Brief.
Restate the data below word for word. Skip any images it contains.

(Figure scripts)
------------------------------------------------------------------------

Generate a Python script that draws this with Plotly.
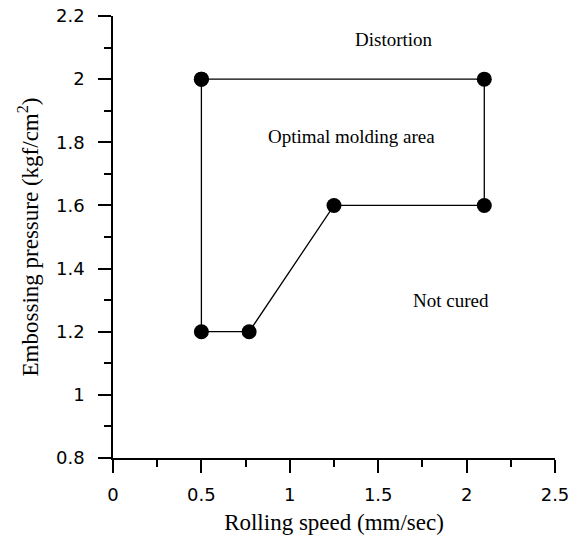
import plotly.graph_objects as go

# Boundary of optimal molding area (closed polygon)
speed = [0.5, 2.1, 2.1, 1.25, 0.77, 0.5, 0.5]
pressure = [2.0, 2.0, 1.6, 1.6, 1.2, 1.2, 2.0]

labels = ["Distortion", "Optimal molding area", "Not cured"]
label_x = [1.59, 1.35, 1.91]
label_y = [2.127, 1.817, 1.30]

fig = go.Figure()
fig.add_trace(go.Scatter(
    x=speed, y=pressure, mode="lines+markers",
    line=dict(color="black", width=1.3),
    marker=dict(color="black", size=15),
    showlegend=False, hoverinfo="skip",
))

for t, x, y in zip(labels, label_x, label_y):
    fig.add_annotation(x=x, y=y, text=t, showarrow=False,
                       font=dict(family="Liberation Serif", size=19, color="black"))

tickfont = dict(family="DejaVu Sans", size=18, color="black")
titlefont = dict(family="Liberation Serif", size=23, color="black")

fig.update_xaxes(
    range=[0, 2.5], tickvals=[0, 0.5, 1, 1.5, 2, 2.5],
    ticktext=["0", "0.5", "1", "1.5", "2", "2.5"],
    showline=True, linecolor="black", linewidth=1.5,
    ticks="outside", ticklen=13, tickwidth=1.5, tickcolor="black",
    minor=dict(ticks="outside", ticklen=7, tickwidth=1.5, tickcolor="black", dtick=0.25),
    showgrid=False, zeroline=False, tickfont=tickfont, ticklabelstandoff=7,
    automargin=False, ticklabeloverflow="allow",
    title=dict(text="Rolling speed (mm/sec)", font=titlefont, standoff=10),
)
fig.update_yaxes(
    range=[0.8, 2.2], tickvals=[0.8, 1, 1.2, 1.4, 1.6, 1.8, 2, 2.2],
    ticktext=["0.8", "1", "1.2", "1.4", "1.6", "1.8", "2", "2.2"],
    showline=True, linecolor="black", linewidth=1.5,
    ticks="outside", ticklen=13, tickwidth=1.5, tickcolor="black",
    minor=dict(ticks="outside", ticklen=7, tickwidth=1.5, tickcolor="black", dtick=0.1),
    showgrid=False, zeroline=False, tickfont=tickfont, ticklabelstandoff=10,
    automargin=False, ticklabeloverflow="allow",
    title=dict(text="Embossing pressure (kgf/cm<sup>2</sup>)", font=titlefont, standoff=11),
)

fig.update_layout(
    width=580, height=543,
    margin=dict(l=113, r=25, t=16, b=85, autoexpand=False),
    plot_bgcolor="white", paper_bgcolor="white",
)

fig.write_html("out.html", config={"displayModeBar": False},
               post_script="document.body.style.margin='0';document.body.style.overflow='hidden';")
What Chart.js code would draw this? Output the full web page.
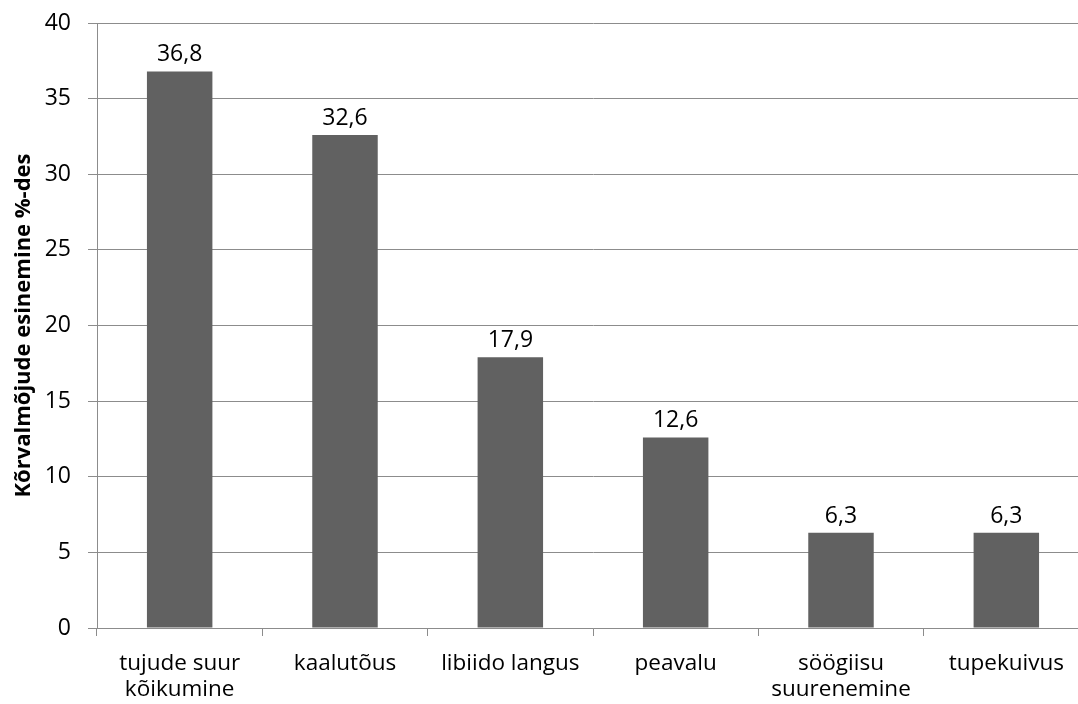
<!DOCTYPE html>
<html>
<head>
<meta charset="utf-8">
<script src="https://cdn.jsdelivr.net/npm/chart.js@4.4.1/dist/chart.umd.min.js"></script>
<style>
  html, body { margin: 0; padding: 0; background: #ffffff; overflow: hidden; }
  #wrap { width: 1078px; height: 704px; overflow: hidden; }
  canvas { display: block; }
</style>
</head>
<body>
<div id="wrap"><canvas id="chart" width="1089" height="704"></canvas></div>
<script>
// Side effects and how often they occurred (% of respondents)
const categories = [
  ['tujude suur', 'kõikumine'],
  'kaalutõus',
  'libiido langus',
  'peavalu',
  ['söögiisu', 'suurenemine'],
  'tupekuivus'
];
const values = [36.8, 32.6, 17.9, 12.6, 6.3, 6.3];
const yTicks = [0, 5, 10, 15, 20, 25, 30, 35, 40];
const yTitle = 'Kõrvalmõjude esinemine %-des';

const FONT = '"Open Sans", Lato, sans-serif';
const GRID = '#8c8c8c';

// value labels above each bar, Estonian decimal comma
const valueLabels = {
  id: 'valueLabels',
  afterDatasetsDraw(chart) {
    const ctx = chart.ctx;
    const meta = chart.getDatasetMeta(0);
    ctx.save();
    ctx.font = '23px ' + FONT;
    ctx.fillStyle = '#000000';
    ctx.textAlign = 'center';
    ctx.textBaseline = 'alphabetic';
    meta.data.forEach((bar, i) => {
      const txt = values[i].toFixed(1).replace('.', ',');
      ctx.fillText(txt, bar.x, bar.y - 10);
    });
    ctx.restore();
  }
};

const whiteBg = {
  id: 'whiteBg',
  beforeDraw(chart) {
    const ctx = chart.ctx;
    ctx.save();
    ctx.fillStyle = '#ffffff';
    ctx.fillRect(0, 0, chart.width, chart.height);
    ctx.restore();
  }
};

new Chart(document.getElementById('chart'), {
  type: 'bar',
  data: {
    labels: categories,
    datasets: [{
      data: values,
      backgroundColor: '#616161',
      borderWidth: 0,
      categoryPercentage: 1,
      barPercentage: 0.396
    }]
  },
  options: {
    responsive: false,
    animation: false,
    layout: { padding: { top: 23, left: 0, right: 0, bottom: 0 } },
    plugins: {
      legend: { display: false },
      tooltip: { enabled: false }
    },
    scales: {
      x: {
        offset: true,
        grid: {
          offset: true,
          drawOnChartArea: false,
          drawTicks: true,
          tickLength: 8,
          color: GRID,
          lineWidth: 1
        },
        border: { display: true, color: GRID, width: 1 },
        ticks: {
          autoSkip: false,
          maxRotation: 0,
          minRotation: 0,
          color: '#000000',
          padding: 15,
          font: { family: FONT, size: 22.5, lineHeight: 1.14 }
        },
        afterFit(scale) {
          scale.height = 76;
          scale.paddingLeft = 0;
          scale.paddingRight = 0;
        }
      },
      y: {
        min: 0,
        max: 40,
        afterBuildTicks(scale) { scale.ticks = yTicks.map(v => ({ value: v })); },
        grid: {
          drawTicks: true,
          tickLength: 9,
          color: GRID,
          lineWidth: 1
        },
        border: { display: true, color: GRID, width: 1 },
        ticks: {
          color: '#000000',
          padding: 17,
          font: { family: FONT, size: 23 }
        },
        title: {
          display: true,
          text: yTitle,
          color: '#000000',
          padding: { top: 11, bottom: 0 },
          font: { family: FONT, size: 22, weight: 'bold' }
        },
        afterFit(scale) {
          scale.width = 97;
          scale.paddingTop = 0;
          scale.paddingBottom = 0;
        }
      }
    }
  },
  plugins: [whiteBg, valueLabels]
});
</script>
</body>
</html>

------------------------------------------------------------------------

Solution for this exercise.
Generate a Python script that draws this with Plotly.
import plotly.graph_objects as go

# Boundary of optimal molding area (closed polygon)
speed = [0.5, 2.1, 2.1, 1.25, 0.77, 0.5, 0.5]
pressure = [2.0, 2.0, 1.6, 1.6, 1.2, 1.2, 2.0]

labels = ["Distortion", "Optimal molding area", "Not cured"]
label_x = [1.59, 1.35, 1.91]
label_y = [2.127, 1.817, 1.30]

fig = go.Figure()
fig.add_trace(go.Scatter(
    x=speed, y=pressure, mode="lines+markers",
    line=dict(color="black", width=1.3),
    marker=dict(color="black", size=15),
    showlegend=False, hoverinfo="skip",
))

for t, x, y in zip(labels, label_x, label_y):
    fig.add_annotation(x=x, y=y, text=t, showarrow=False,
                       font=dict(family="Liberation Serif", size=19, color="black"))

tickfont = dict(family="DejaVu Sans", size=18, color="black")
titlefont = dict(family="Liberation Serif", size=23, color="black")

fig.update_xaxes(
    range=[0, 2.5], tickvals=[0, 0.5, 1, 1.5, 2, 2.5],
    ticktext=["0", "0.5", "1", "1.5", "2", "2.5"],
    showline=True, linecolor="black", linewidth=1.5,
    ticks="outside", ticklen=13, tickwidth=1.5, tickcolor="black",
    minor=dict(ticks="outside", ticklen=7, tickwidth=1.5, tickcolor="black", dtick=0.25),
    showgrid=False, zeroline=False, tickfont=tickfont, ticklabelstandoff=7,
    automargin=False, ticklabeloverflow="allow",
    title=dict(text="Rolling speed (mm/sec)", font=titlefont, standoff=10),
)
fig.update_yaxes(
    range=[0.8, 2.2], tickvals=[0.8, 1, 1.2, 1.4, 1.6, 1.8, 2, 2.2],
    ticktext=["0.8", "1", "1.2", "1.4", "1.6", "1.8", "2", "2.2"],
    showline=True, linecolor="black", linewidth=1.5,
    ticks="outside", ticklen=13, tickwidth=1.5, tickcolor="black",
    minor=dict(ticks="outside", ticklen=7, tickwidth=1.5, tickcolor="black", dtick=0.1),
    showgrid=False, zeroline=False, tickfont=tickfont, ticklabelstandoff=10,
    automargin=False, ticklabeloverflow="allow",
    title=dict(text="Embossing pressure (kgf/cm<sup>2</sup>)", font=titlefont, standoff=11),
)

fig.update_layout(
    width=580, height=543,
    margin=dict(l=113, r=25, t=16, b=85, autoexpand=False),
    plot_bgcolor="white", paper_bgcolor="white",
)

fig.write_html("out.html", config={"displayModeBar": False},
               post_script="document.body.style.margin='0';document.body.style.overflow='hidden';")
What Chart.js code would draw this? Output the full web page.
<!DOCTYPE html>
<html>
<head>
<meta charset="utf-8">
<script src="https://cdn.jsdelivr.net/npm/chart.js@4.4.1/dist/chart.umd.min.js"></script>
<style>
  html, body { margin: 0; padding: 0; background: #ffffff; overflow: hidden; }
  #wrap { width: 1078px; height: 704px; overflow: hidden; }
  canvas { display: block; }
</style>
</head>
<body>
<div id="wrap"><canvas id="chart" width="1089" height="704"></canvas></div>
<script>
// Side effects and how often they occurred (% of respondents)
const categories = [
  ['tujude suur', 'kõikumine'],
  'kaalutõus',
  'libiido langus',
  'peavalu',
  ['söögiisu', 'suurenemine'],
  'tupekuivus'
];
const values = [36.8, 32.6, 17.9, 12.6, 6.3, 6.3];
const yTicks = [0, 5, 10, 15, 20, 25, 30, 35, 40];
const yTitle = 'Kõrvalmõjude esinemine %-des';

const FONT = '"Open Sans", Lato, sans-serif';
const GRID = '#8c8c8c';

// value labels above each bar, Estonian decimal comma
const valueLabels = {
  id: 'valueLabels',
  afterDatasetsDraw(chart) {
    const ctx = chart.ctx;
    const meta = chart.getDatasetMeta(0);
    ctx.save();
    ctx.font = '23px ' + FONT;
    ctx.fillStyle = '#000000';
    ctx.textAlign = 'center';
    ctx.textBaseline = 'alphabetic';
    meta.data.forEach((bar, i) => {
      const txt = values[i].toFixed(1).replace('.', ',');
      ctx.fillText(txt, bar.x, bar.y - 10);
    });
    ctx.restore();
  }
};

const whiteBg = {
  id: 'whiteBg',
  beforeDraw(chart) {
    const ctx = chart.ctx;
    ctx.save();
    ctx.fillStyle = '#ffffff';
    ctx.fillRect(0, 0, chart.width, chart.height);
    ctx.restore();
  }
};

new Chart(document.getElementById('chart'), {
  type: 'bar',
  data: {
    labels: categories,
    datasets: [{
      data: values,
      backgroundColor: '#616161',
      borderWidth: 0,
      categoryPercentage: 1,
      barPercentage: 0.396
    }]
  },
  options: {
    responsive: false,
    animation: false,
    layout: { padding: { top: 23, left: 0, right: 0, bottom: 0 } },
    plugins: {
      legend: { display: false },
      tooltip: { enabled: false }
    },
    scales: {
      x: {
        offset: true,
        grid: {
          offset: true,
          drawOnChartArea: false,
          drawTicks: true,
          tickLength: 8,
          color: GRID,
          lineWidth: 1
        },
        border: { display: true, color: GRID, width: 1 },
        ticks: {
          autoSkip: false,
          maxRotation: 0,
          minRotation: 0,
          color: '#000000',
          padding: 15,
          font: { family: FONT, size: 22.5, lineHeight: 1.14 }
        },
        afterFit(scale) {
          scale.height = 76;
          scale.paddingLeft = 0;
          scale.paddingRight = 0;
        }
      },
      y: {
        min: 0,
        max: 40,
        afterBuildTicks(scale) { scale.ticks = yTicks.map(v => ({ value: v })); },
        grid: {
          drawTicks: true,
          tickLength: 9,
          color: GRID,
          lineWidth: 1
        },
        border: { display: true, color: GRID, width: 1 },
        ticks: {
          color: '#000000',
          padding: 17,
          font: { family: FONT, size: 23 }
        },
        title: {
          display: true,
          text: yTitle,
          color: '#000000',
          padding: { top: 11, bottom: 0 },
          font: { family: FONT, size: 22, weight: 'bold' }
        },
        afterFit(scale) {
          scale.width = 97;
          scale.paddingTop = 0;
          scale.paddingBottom = 0;
        }
      }
    }
  },
  plugins: [whiteBg, valueLabels]
});
</script>
</body>
</html>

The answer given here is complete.